Effektivität und Schlagkraft, fährt Sielaff fort, sei nicht nur eine Frage des Geldes. Sparen sei eine gesamtgesellschaftliche Aufgabe, da könne es keine „Bevorzugung der Polizei geben, zum Beispiel durch Kürzungen im Jugend- oder Sozialbereich“. Das würde zu einer Verschärfung sozialer Spannungen führen, und die Folgen „holen uns Jahre später ein“.

Worte, die Innensenator Hartmuth Wrocklage (SPD) gerne vernehmen wird, wenn er heute aus dem Urlaub nach Hamburg zurücckommt. Sein Verhältnis zum Senator, bestätigt Sielaff, sei „konstruktiv“. Wenn der das „Primat der Politik“ betone, könne er ihm nur zustimmen. Die Hamburger Polizei, sagt Sielaff, „kann kein Staat im Stadtstaat sein“.
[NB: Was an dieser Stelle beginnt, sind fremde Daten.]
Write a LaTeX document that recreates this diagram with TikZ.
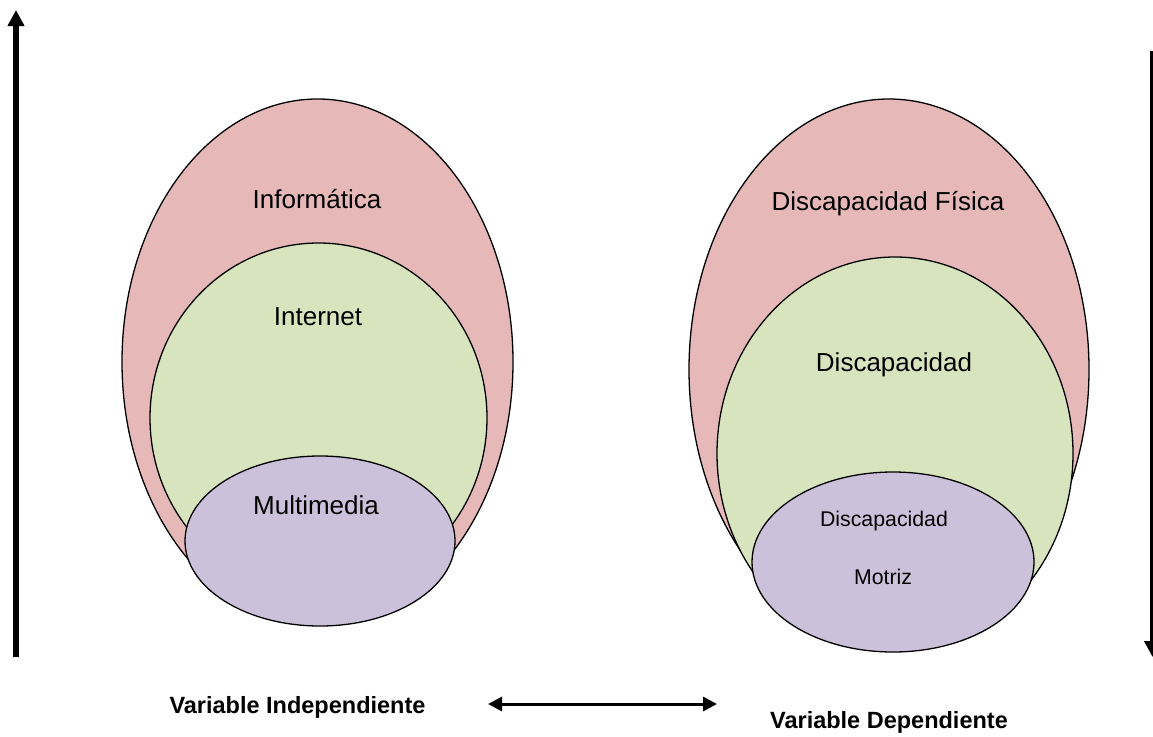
\documentclass[tikz,border=0pt]{standalone}
\usepackage{fontspec}
\setmainfont{Liberation Sans}
\usetikzlibrary{arrows.meta,shapes.geometric}
\definecolor{redfill}{HTML}{E6B9B8}
\definecolor{greenfill}{HTML}{D7E4BD}
\definecolor{purplefill}{HTML}{CCC1DA}
\begin{document}
\begin{tikzpicture}[x=1pt,y=-1pt,
  blob/.style={ellipse, draw=black, line width=1.3pt, inner sep=0pt, outer sep=0pt},
  lbl/.style={font=\fontsize{26}{30}\selectfont, inner sep=0pt},
  smalllbl/.style={font=\fontsize{21.3}{25}\selectfont, inner sep=0pt},
  varlbl/.style={font=\bfseries\fontsize{23.5}{27}\selectfont, inner sep=0pt},
  bigarrow/.style={line width=5.5pt, -{Triangle[width=16pt,length=16pt]}},
  duoarrow/.style={line width=3pt, {Triangle[width=14pt,length=14pt]}-{Triangle[width=14pt,length=14pt]}}]
\useasboundingbox (0,0) rectangle (1153,736);
\clip (0,0) rectangle (1153,736);
% left group
\node[blob, fill=redfill, minimum width=391pt, minimum height=526pt] (inf) at (317.5,362) {};
\node[blob, fill=greenfill, minimum width=337pt, minimum height=350pt] (inter) at (318.5,418) {};
\node[blob, fill=purplefill, minimum width=270pt, minimum height=170pt] (multi) at (320,541) {};
\node[lbl] (tinf) at (317,199) {Informática};
\node[lbl] (tinter) at (318,317) {Internet};
\node[lbl] (tmulti) at (316,505) {Multimedia};
% right group
\node[blob, fill=redfill, minimum width=400pt, minimum height=541pt] (fis) at (889,369.5) {};
\node[blob, fill=greenfill, minimum width=356pt, minimum height=393pt] (disc) at (895,453.5) {};
\node[blob, fill=purplefill, minimum width=282pt, minimum height=180pt] (mot) at (893,562) {};
\node[lbl] (tfis) at (888,204) {Discapacidad Física};
\node[lbl] (tdisc) at (894,365) {Discapacidad};
\node[smalllbl] (tmot1) at (884,521) {Discapacidad};
\node[smalllbl] (tmot2) at (883,577) {Motriz};
% arrows
\coordinate (lbot) at (16,657);
\coordinate (ltop) at (16,10);
\draw[bigarrow] (lbot) -- (ltop);
\coordinate (rtop) at (1152.5,51);
\coordinate (rbot) at (1152.5,657);
\draw[bigarrow] (rtop) -- (rbot);
\node[varlbl] (vind) at (297.5,707) {Variable Independiente};
\node[varlbl] (vdep) at (889,722) {Variable Dependiente};
\coordinate (hl) at (488,704);
\coordinate (hr) at (717,704);
\draw[duoarrow] (hl) -- (hr);
\end{tikzpicture}
\end{document}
Ein neuer Polizeipräsident dürfe dennoch „kein Durchlauferhitzer“ im Dienste der politischen Führung sein. Er müsse eine Persönlichkeit abgeben, die motivieren und Verantwortung tragen könne, und er müsse dem Senator auch mal klare Worte sagen. Aber nur „hinter verschlossenen Türen“, beendet Sielaff seine Rede.

Geklungen hat sie wie eine geschickt-unverbindliche öffentliche Bewerbung, aber war sie auch so gemeint? „Auf das Glatteis dieser Frage“, antwortet Sielaff, „möchte ich mich nicht begeben“.